From my perspective in the college national support agency, the debate was welcome. I had become increasing concerned that the external quality regime was limiting progress towards what the ultimate aim should be which was strong institutional quality cultures. Too many folks were doing things because of an interpretation that is what HMI wanted; too many folks waiting to do things until HMI provided clarity. It wasn’t that HMI wanted that to happen – just an inevitable consequence of strong external audit regimes with a public reporting responsibility. Things had to change.
I remember writing about it at the time and drawing the analogy with cycling. It was time I felt to move from rear shifting – incremental adjustments – to front shifting. After all, HMI were reporting colleges were delivering with ‘Very Good’ grades commonplace.

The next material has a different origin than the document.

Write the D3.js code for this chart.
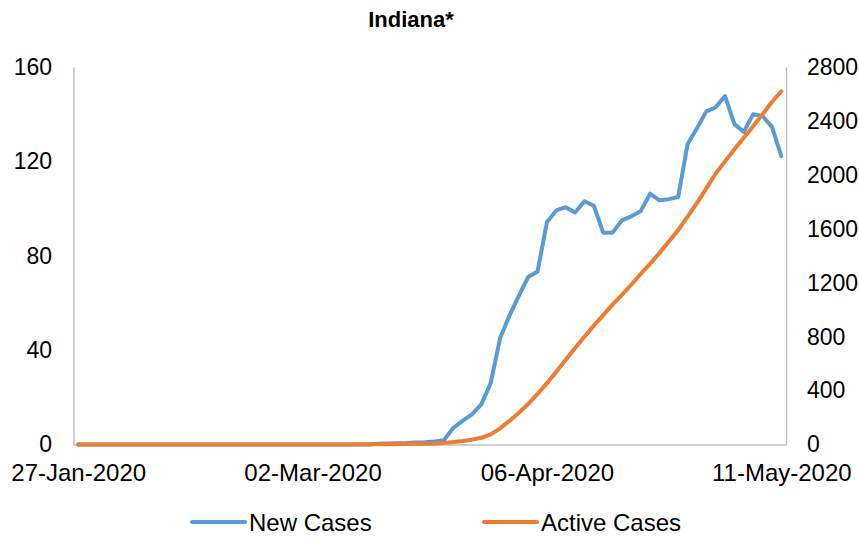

The changes have been significant. There are no external grades awarded; these have been replaced by confidence statements. The role of the governing body in coming to terms with the quality of learning and teaching has been emphasised. There are annual professional dialogues between college and HMIe – a respectful process designed, hopefully, to deliver NEXT practice rather than a focus on what really happened.
We explored ‘Journey to Excellence’ and there was no appetite in the sector to follow this approach though the resources were useful. Essentially, the conclusion was that excellence was to come from institutions working it out for themselves rather than a grade awarded by externals. In my view, excellence is a state of being rather than a particular standard to be achieved.
We seem to be going in the right direction. There are still folks who yearn for grades and HMI ‘guidance’. The last external evaluation (yes, there is evaluation of the evaluation) suggested colleges were continuing to make progress in developing their quality cultures.
As boundaries in the system become blurred, these differences will become more evident. There is rich learning in there.